Combining carbon-free energy with permanent storage of CO2 creates a more cost-effective self-sustaining loop.

A research team at Ohio State University (OSU) has proposed the combination of carbon capture with geothermal energy in a cheap, novel method that could make capturing carbon dioxide from the air a viable option. Their system recycles some of the captured CO2 to transport geothermal energy in a closed loop that can make large-scale direct air capture cheaper and more efficient.

Reported in the journal Environmental Research Letters, Martina Leveni and Jeffrey Bielicki have proposed a near-self-sustaining process of carbon capture that would justify the construction of dozens more atmospheric siphons, usually a prohibitive expense slowing the technology's adoption in the United States.

Unlike traditional forms of carbon removal, which involve capturing carbon dioxide at the point of emissions, direct air capture draws carbon dioxide out of the general atmosphere. (Using today's means, pulling emissions from a smokestack also reduces a power plant's efficiency.)

"Carbon removal technologies are especially helpful in mitigating climate change because we can capture types of emissions that would be hard to cap in other ways," said Martina Leveni, lead author of the study and a postdoctoral scholar in civil, environmental, and geodetic engineering. "So, we thought, could we combine technologies that could be beneficial to one another to meet this goal more efficiently?"

Most high-tech carbon capture methods are still in the early stages of development, with direct air technologies using giant fans to blow air over special chemicals that soak up carbon dioxide – methods that require substantial investment, compete for land use, and are energy-intensive to operate.

Scrubbing the air

In the foothills just outside Reykjavík, Iceland sits Orca, one of the earliest examples of direct air capture. This still-running product of Swiss decarbonization company Climeworks, which is powered by waste heat from the geothermal power plant next door, draws air through a chemical filter that extracts CO2.

It pumps the captured CO2 more than 700 meters underground to combine with basalt rock, transforming it into a solid mineral – sequestering a modest 50 tons of carbon dioxide a year and sports little to no carbon footprint beyond the materials used in its construction.

This synergy between green technologies can go a long way to driving financial and carbon costs down, which is the inspiration behind Martina Leveni and Jeffrey Bielicki's investigations toward finding a way carbon capture and geothermal energy technologies could benefit each other.
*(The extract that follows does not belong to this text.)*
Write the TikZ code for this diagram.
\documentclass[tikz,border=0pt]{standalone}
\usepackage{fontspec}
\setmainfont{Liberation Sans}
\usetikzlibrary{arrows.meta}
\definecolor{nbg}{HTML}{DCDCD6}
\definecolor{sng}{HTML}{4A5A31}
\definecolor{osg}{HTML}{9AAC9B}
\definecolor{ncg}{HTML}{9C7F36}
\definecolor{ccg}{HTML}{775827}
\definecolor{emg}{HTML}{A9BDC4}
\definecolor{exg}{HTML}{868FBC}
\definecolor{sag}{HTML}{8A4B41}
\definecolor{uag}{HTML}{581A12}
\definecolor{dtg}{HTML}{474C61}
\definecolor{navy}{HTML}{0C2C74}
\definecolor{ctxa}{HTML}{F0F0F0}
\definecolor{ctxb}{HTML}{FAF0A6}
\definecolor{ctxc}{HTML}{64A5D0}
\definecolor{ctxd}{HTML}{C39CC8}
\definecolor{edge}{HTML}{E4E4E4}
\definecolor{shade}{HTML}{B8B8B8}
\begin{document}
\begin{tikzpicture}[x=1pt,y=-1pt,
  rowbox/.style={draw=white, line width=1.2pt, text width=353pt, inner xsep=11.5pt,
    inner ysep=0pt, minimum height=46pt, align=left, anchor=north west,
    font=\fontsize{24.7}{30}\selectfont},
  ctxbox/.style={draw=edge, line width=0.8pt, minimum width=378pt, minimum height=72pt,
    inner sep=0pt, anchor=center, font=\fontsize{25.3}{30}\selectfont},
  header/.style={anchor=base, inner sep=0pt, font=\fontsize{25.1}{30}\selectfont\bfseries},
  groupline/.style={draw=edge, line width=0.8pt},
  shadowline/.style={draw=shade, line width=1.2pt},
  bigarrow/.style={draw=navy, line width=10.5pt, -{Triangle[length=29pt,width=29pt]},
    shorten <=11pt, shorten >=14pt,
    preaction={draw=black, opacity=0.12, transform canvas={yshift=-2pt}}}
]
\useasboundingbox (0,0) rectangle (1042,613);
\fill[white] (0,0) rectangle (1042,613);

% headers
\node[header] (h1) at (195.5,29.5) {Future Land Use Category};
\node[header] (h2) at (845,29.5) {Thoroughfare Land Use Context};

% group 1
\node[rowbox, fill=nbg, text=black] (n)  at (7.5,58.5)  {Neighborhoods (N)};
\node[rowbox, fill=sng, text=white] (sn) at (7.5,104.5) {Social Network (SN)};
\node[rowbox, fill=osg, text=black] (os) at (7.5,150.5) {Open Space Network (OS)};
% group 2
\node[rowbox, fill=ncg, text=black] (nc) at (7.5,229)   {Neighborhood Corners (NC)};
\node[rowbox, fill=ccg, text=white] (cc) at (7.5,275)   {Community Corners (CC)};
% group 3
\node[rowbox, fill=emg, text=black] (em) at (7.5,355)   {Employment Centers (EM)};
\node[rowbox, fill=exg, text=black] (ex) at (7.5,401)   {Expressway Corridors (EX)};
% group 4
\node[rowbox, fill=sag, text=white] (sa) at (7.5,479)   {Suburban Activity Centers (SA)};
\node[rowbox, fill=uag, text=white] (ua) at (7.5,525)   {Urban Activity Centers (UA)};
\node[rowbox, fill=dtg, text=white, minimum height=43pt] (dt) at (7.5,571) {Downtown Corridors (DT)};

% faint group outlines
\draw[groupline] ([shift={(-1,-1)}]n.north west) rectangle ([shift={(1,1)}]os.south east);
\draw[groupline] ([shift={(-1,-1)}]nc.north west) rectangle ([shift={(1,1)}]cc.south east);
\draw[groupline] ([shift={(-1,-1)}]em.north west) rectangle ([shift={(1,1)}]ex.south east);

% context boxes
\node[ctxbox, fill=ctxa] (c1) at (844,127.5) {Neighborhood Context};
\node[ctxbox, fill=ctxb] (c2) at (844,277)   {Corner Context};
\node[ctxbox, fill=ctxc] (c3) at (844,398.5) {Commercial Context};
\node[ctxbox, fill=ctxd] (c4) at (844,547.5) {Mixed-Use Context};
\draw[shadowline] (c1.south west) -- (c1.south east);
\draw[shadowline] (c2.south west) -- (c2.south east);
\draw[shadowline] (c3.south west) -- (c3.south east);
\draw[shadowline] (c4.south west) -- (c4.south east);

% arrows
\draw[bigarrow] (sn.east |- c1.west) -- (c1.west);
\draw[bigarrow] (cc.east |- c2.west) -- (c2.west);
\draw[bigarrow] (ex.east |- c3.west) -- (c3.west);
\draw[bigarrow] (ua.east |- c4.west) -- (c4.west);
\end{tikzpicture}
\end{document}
Called Direct Air CO2 Capture with CO2 Utilization and Storage (DACCUS), the OSU team's proposal would store carbon dioxide captured from air in deep saline aquifers.

The naturally-occurring heat could be used directly, or converted into electricity, to further power the process and continuously produce renewable energy for DACCUS systems. The captured CO2 would be isolated in the same geologic formations, and part of it can be circulated to extract the geothermal heat. This circulation brings the heat to the surface, where it can either be used directly or converted to electricity to power the system.
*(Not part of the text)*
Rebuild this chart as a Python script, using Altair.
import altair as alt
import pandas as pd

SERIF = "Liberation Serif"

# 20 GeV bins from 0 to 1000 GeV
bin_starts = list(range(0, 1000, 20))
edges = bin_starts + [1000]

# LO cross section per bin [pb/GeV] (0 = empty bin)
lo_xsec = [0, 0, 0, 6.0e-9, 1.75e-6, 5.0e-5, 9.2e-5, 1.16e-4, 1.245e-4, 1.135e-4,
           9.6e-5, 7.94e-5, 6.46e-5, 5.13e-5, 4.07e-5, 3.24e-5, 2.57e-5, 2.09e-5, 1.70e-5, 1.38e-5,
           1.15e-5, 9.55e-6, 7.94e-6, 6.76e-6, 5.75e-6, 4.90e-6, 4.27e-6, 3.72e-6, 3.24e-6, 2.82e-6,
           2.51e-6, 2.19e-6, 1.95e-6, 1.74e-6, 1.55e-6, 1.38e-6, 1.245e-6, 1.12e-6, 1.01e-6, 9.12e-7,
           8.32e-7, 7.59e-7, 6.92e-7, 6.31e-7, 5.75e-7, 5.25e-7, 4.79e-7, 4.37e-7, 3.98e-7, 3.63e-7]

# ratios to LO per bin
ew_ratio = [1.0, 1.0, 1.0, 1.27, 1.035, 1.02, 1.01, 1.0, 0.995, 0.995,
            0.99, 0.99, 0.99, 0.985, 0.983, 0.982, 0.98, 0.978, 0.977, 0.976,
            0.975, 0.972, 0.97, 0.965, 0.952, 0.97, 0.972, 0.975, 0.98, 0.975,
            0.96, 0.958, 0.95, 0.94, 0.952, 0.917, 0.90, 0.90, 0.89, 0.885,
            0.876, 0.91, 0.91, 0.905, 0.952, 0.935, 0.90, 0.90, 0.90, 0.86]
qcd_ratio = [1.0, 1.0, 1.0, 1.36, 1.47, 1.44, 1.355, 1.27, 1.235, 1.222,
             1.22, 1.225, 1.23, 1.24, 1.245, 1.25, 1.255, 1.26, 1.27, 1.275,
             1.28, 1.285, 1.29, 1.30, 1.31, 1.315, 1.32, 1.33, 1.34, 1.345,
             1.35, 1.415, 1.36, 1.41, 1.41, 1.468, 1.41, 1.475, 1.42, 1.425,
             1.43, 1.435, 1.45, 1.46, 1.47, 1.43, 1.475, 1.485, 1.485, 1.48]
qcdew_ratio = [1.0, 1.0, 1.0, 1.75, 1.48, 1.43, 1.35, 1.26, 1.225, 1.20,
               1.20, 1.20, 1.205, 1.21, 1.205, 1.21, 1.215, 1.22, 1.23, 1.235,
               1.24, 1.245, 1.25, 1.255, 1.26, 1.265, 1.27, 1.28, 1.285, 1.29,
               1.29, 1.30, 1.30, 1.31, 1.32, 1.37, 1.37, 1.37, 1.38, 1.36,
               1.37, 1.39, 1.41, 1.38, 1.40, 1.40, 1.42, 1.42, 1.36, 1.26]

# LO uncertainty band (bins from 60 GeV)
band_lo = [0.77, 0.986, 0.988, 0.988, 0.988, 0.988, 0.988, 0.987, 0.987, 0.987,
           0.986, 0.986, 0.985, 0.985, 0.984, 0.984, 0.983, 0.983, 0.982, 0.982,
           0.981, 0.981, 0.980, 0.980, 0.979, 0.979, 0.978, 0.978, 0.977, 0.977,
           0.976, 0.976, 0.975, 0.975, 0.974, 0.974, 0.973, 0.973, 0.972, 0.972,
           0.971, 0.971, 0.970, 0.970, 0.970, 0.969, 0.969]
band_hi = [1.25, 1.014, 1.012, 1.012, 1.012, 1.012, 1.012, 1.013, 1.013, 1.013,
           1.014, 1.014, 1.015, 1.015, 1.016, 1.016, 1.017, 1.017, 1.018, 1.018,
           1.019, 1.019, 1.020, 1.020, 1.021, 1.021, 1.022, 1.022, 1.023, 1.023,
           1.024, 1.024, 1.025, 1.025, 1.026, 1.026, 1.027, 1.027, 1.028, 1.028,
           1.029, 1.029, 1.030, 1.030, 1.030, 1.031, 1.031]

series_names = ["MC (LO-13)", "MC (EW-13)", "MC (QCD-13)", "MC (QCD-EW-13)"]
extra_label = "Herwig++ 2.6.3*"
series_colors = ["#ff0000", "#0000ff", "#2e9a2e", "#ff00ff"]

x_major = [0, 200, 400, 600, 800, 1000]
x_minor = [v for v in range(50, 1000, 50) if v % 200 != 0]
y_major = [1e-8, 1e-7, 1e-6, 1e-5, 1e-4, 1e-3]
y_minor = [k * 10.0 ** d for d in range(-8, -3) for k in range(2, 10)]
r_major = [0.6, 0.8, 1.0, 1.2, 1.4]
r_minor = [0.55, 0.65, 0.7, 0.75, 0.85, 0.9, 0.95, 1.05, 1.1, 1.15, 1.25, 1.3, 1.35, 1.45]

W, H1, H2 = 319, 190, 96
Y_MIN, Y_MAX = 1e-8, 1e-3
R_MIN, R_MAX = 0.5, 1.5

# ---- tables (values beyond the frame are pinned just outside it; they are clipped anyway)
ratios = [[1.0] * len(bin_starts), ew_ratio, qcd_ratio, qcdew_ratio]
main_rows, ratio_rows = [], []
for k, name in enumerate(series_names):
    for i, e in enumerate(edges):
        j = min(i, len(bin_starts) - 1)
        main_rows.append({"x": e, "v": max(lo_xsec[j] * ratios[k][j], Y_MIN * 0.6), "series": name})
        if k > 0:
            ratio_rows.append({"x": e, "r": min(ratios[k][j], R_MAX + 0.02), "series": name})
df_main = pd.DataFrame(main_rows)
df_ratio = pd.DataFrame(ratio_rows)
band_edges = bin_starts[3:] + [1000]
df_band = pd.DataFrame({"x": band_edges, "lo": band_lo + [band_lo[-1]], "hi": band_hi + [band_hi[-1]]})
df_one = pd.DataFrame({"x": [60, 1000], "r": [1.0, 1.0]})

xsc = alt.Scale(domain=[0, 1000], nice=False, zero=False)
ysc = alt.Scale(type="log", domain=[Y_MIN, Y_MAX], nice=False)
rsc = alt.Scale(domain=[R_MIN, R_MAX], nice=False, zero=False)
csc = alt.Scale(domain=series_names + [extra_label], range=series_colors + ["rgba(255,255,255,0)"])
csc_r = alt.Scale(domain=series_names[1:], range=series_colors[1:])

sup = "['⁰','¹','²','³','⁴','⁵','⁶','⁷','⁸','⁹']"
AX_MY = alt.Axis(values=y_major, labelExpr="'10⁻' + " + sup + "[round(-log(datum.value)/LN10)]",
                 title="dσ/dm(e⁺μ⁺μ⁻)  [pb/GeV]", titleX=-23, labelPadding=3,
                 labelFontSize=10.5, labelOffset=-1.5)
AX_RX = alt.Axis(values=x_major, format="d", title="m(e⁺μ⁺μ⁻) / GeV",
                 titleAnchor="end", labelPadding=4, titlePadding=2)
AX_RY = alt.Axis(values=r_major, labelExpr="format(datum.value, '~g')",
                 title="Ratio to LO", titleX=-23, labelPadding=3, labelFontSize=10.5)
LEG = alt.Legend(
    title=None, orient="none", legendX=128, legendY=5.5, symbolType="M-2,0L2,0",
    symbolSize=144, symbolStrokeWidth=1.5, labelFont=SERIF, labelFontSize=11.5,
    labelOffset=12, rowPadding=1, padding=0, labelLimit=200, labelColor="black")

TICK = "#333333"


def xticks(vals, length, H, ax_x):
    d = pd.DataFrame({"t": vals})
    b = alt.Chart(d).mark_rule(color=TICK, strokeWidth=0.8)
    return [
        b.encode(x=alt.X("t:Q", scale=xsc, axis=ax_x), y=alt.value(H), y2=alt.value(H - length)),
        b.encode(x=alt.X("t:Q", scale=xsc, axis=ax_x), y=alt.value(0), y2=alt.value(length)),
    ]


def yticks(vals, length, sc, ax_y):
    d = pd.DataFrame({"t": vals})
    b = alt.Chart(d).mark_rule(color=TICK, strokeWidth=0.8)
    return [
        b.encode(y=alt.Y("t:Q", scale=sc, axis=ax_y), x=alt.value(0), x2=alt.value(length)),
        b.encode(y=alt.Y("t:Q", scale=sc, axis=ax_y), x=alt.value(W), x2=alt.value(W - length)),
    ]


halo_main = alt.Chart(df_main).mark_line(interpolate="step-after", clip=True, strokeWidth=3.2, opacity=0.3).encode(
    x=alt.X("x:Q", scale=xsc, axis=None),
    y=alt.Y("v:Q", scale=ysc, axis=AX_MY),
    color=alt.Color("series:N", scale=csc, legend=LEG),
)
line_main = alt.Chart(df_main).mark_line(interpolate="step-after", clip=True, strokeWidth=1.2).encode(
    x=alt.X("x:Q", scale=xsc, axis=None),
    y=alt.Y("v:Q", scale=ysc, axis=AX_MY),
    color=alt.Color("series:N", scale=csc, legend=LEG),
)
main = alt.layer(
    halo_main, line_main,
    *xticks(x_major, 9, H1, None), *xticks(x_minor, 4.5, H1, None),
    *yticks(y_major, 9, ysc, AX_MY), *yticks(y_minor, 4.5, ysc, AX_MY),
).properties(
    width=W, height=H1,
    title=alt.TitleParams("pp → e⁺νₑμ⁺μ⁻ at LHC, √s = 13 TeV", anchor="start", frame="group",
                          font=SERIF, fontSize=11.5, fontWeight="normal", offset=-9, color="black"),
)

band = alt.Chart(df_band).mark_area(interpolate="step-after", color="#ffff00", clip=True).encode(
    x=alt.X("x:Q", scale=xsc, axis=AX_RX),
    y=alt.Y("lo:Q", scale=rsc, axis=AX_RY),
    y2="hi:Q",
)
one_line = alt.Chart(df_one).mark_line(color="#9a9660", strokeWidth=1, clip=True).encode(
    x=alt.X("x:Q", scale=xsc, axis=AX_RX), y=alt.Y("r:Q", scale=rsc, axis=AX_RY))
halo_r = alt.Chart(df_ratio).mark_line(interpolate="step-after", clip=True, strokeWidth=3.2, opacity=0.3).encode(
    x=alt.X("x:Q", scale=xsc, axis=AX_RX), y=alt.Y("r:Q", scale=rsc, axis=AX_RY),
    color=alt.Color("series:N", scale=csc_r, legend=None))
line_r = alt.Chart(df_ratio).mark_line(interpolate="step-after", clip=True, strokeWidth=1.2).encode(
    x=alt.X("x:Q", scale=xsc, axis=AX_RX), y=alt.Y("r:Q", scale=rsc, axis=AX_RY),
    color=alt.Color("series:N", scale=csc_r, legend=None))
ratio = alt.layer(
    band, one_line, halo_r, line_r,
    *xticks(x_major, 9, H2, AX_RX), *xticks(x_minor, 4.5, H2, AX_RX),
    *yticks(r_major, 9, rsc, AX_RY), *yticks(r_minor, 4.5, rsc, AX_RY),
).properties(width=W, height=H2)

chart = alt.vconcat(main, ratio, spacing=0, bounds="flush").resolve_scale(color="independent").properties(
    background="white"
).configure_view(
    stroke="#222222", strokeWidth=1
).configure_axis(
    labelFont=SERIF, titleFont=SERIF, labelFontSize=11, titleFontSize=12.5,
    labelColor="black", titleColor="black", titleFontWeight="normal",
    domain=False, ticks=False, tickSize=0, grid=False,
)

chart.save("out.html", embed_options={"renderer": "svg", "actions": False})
To demonstrate the self-sustaining potential, the duo presented a case study of a system deployed in the U.S. Gulf, an area well-known for having ample geothermal resources where DACCUS could be used to great success. The researchers estimated up to 25 of these hybrid geothermal-direct air capture systems could be deployed in just one of the 27 geologic formations in the Gulf by 2050.

"The Gulf Coast also has the right geology to safely put carbon dioxide underground and a decent enough heat flux that its geothermal energy could be sufficient to use," said Bielicki. "These characteristics are very favorable."

Growing interest

Direct air capture plants have already been commissioned around the world. According to the International Energy Agency, at least 130 facilities are in various planning and development stages.

For a self-sustaining system to work, it may first need some priming with about five years of CO2 captured from concentrated sources such as smokestacks. After that, the facility would be able to produce enough renewable energy to start extracting the greenhouse gas from the air.

"New technologies can enable one another, and in integrating them, we can tackle climate change," said Leveni in a press release. "There's a lot of work to be done to take into account technological readiness and the policies needed to make that research happen."

The U.S. is leading the race on policy support for direct air capture with a number of policies and programs, including the 45Q tax credit and the California Low Carbon Fuels Standard. The Inflation Reduction Act (IRA) announced important new funding in 2022, expanding the 45Q tax credit up to $180 per ton of CO2 permanently stored.

The Infrastructure Investment and Jobs Act (signed into law in November 2021) includes $3.5 billion in funding to establish four large-scale direct air capture hubs with related transport and storage infrastructure.

Around 35 such projects have been announced since the IRA, including project Bison (aiming to capture five metric tons of CO2/year by 2030) and 30 plants in King Ranch, Texas (each up to 1 metric ton of CO2/year each) with up to 15 plants pushing to be operational by 2030.